Set down, exactly as written, the lines from the top of the data to the line that holds "var logoColor = '#e5eba2';", and omit the pictures.

### Collected material
• • • • • • •

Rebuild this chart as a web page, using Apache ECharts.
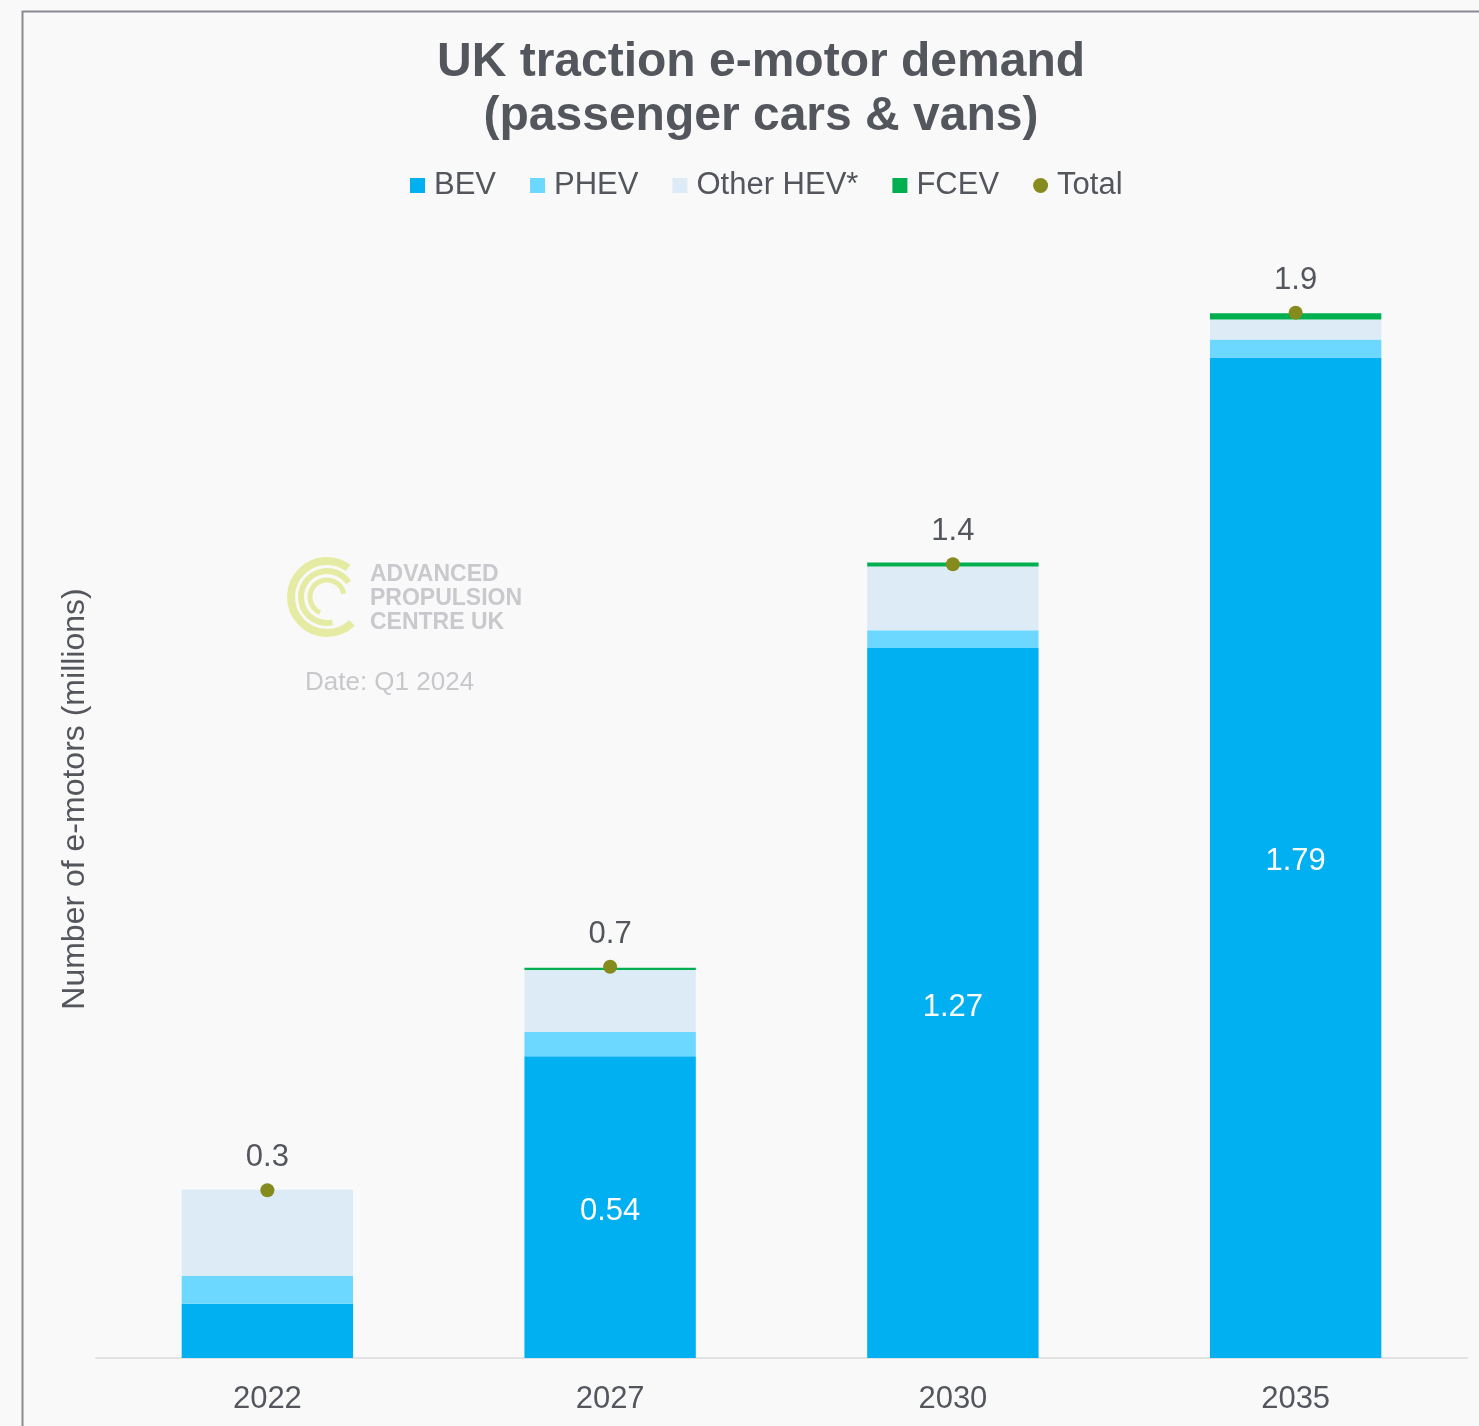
<!DOCTYPE html>
<html>
<head>
<meta charset="utf-8">
<script src="https://cdn.jsdelivr.net/npm/echarts@6/dist/echarts.min.js"></script>
<style>
html,body{margin:0;padding:0;background:#f9f9f9;}
#chart{width:1479px;height:1426px;}
</style>
</head>
<body>
<div id="chart"></div>
<script>
var categories = ['2022', '2027', '2030', '2035'];
var bev = [0.097, 0.54, 1.27, 1.79];
var bevLabels = [false, true, true, true];
var phev = [0.050, 0.043, 0.032, 0.032];
var otherHev = [0.154, 0.111, 0.114, 0.036];
var fcev = [0, 0.004, 0.007, 0.011];
var total = [0.30, 0.70, 1.42, 1.87];

var textColor = '#53565c';
var font = '"Liberation Sans", Arial, sans-serif';
var deg = Math.PI / 180;
var logoColor = '#e5eba2';

var chart = echarts.init(document.getElementById('chart'));
chart.setOption({
  backgroundColor: '#f9f9f9',
  animation: false,
  textStyle: { fontFamily: font },
  title: {
    text: 'UK traction e-motor demand\n(passenger cars & vans)',
    left: 756, top: 31, textAlign: 'center',
    textStyle: { fontSize: 48, fontWeight: 'bold', color: textColor, lineHeight: 54, fontFamily: font }
  },
  legend: {
    top: 165, left: 405,
    itemWidth: 15, itemHeight: 15, itemGap: 34,
    textStyle: { fontSize: 31, color: textColor, fontFamily: font, padding: [0, 0, 0, 4] },
    data: [
      { name: 'BEV', icon: 'rect' },
      { name: 'PHEV', icon: 'rect' },
      { name: 'Other HEV*', icon: 'rect' },
      { name: 'FCEV', icon: 'rect' },
      { name: 'Total', icon: 'circle', itemStyle: { opacity: 1 } }
    ]
  },
  grid: { left: 96, right: 12, top: 240, bottom: 68 },
  xAxis: {
    type: 'category', data: categories,
    axisLine: { lineStyle: { color: '#e2e2e2', width: 2 } },
    axisTick: { show: false },
    axisLabel: { fontSize: 31, color: textColor, margin: 26, fontFamily: font }
  },
  yAxis: {
    type: 'value', min: 0, max: 2, interval: 0.5,
    axisLabel: { show: false }, axisLine: { show: false }, axisTick: { show: false }, splitLine: { show: false },
    name: 'Number of e-motors (millions)', nameLocation: 'middle', nameGap: 5,
    nameTextStyle: { fontSize: 32, color: textColor, fontFamily: font }
  },
  series: [
    { name: 'BEV', type: 'bar', stack: 's', barWidth: '50%',
      itemStyle: { color: '#00b0f0' },
      data: bev.map(function (v, i) { return { value: v, label: { show: bevLabels[i] } }; }),
      label: { position: 'inside', color: '#ffffff', fontSize: 31, fontFamily: font, offset: [0, 4] } },
    { name: 'PHEV', type: 'bar', stack: 's', itemStyle: { color: '#6dd8ff' }, data: phev },
    { name: 'Other HEV*', type: 'bar', stack: 's', itemStyle: { color: '#ddebf7' }, data: otherHev },
    { name: 'FCEV', type: 'bar', stack: 's', itemStyle: { color: '#00b050' }, data: fcev },
    { name: 'Total', type: 'scatter', symbol: 'circle', symbolSize: 14, z: 10,
      itemStyle: { color: '#868b1e', opacity: 1 }, data: total,
      label: { show: true, position: 'top', distance: 10, fontSize: 31, color: textColor, fontFamily: font,
        formatter: function (p) { return p.value.toFixed(1); } } }
  ],
  graphic: [
    { type: 'rect', shape: { x: 22.5, y: 11.5, width: 1500, height: 1500 },
      style: { fill: null, stroke: '#8a8a90', lineWidth: 2 }, silent: true },
    { type: 'arc', shape: { cx: 327, cy: 597, r: 36, startAngle: 46 * deg, endAngle: 306 * deg },
      style: { stroke: logoColor, lineWidth: 8, fill: null } },
    { type: 'arc', shape: { cx: 327, cy: 597, r: 26, startAngle: 78 * deg, endAngle: 326 * deg },
      style: { stroke: logoColor, lineWidth: 6, fill: null } },
    { type: 'arc', shape: { cx: 327, cy: 597, r: 17, startAngle: 114 * deg, endAngle: 349 * deg },
      style: { stroke: logoColor, lineWidth: 5, fill: null } },
    { type: 'text', left: 370, top: 563,
      style: { text: 'ADVANCED\nPROPULSION\nCENTRE UK', fill: '#c9c9cd', font: 'bold 23px "Liberation Sans", Arial, sans-serif', lineHeight: 24 } },
    { type: 'text', left: 305, top: 670,
      style: { text: 'Date: Q1 2024', fill: '#c8c8cc', font: '26px "Liberation Sans", Arial, sans-serif' } }
  ]
});
</script>
</body>
</html>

• • • • • • •

### Worked answer
Rebuild this chart as a web page, using Apache ECharts.
<!DOCTYPE html>
<html>
<head>
<meta charset="utf-8">
<script src="https://cdn.jsdelivr.net/npm/echarts@6/dist/echarts.min.js"></script>
<style>
html,body{margin:0;padding:0;background:#f9f9f9;}
#chart{width:1479px;height:1426px;}
</style>
</head>
<body>
<div id="chart"></div>
<script>
var categories = ['2022', '2027', '2030', '2035'];
var bev = [0.097, 0.54, 1.27, 1.79];
var bevLabels = [false, true, true, true];
var phev = [0.050, 0.043, 0.032, 0.032];
var otherHev = [0.154, 0.111, 0.114, 0.036];
var fcev = [0, 0.004, 0.007, 0.011];
var total = [0.30, 0.70, 1.42, 1.87];

var textColor = '#53565c';
var font = '"Liberation Sans", Arial, sans-serif';
var deg = Math.PI / 180;
var logoColor = '#e5eba2';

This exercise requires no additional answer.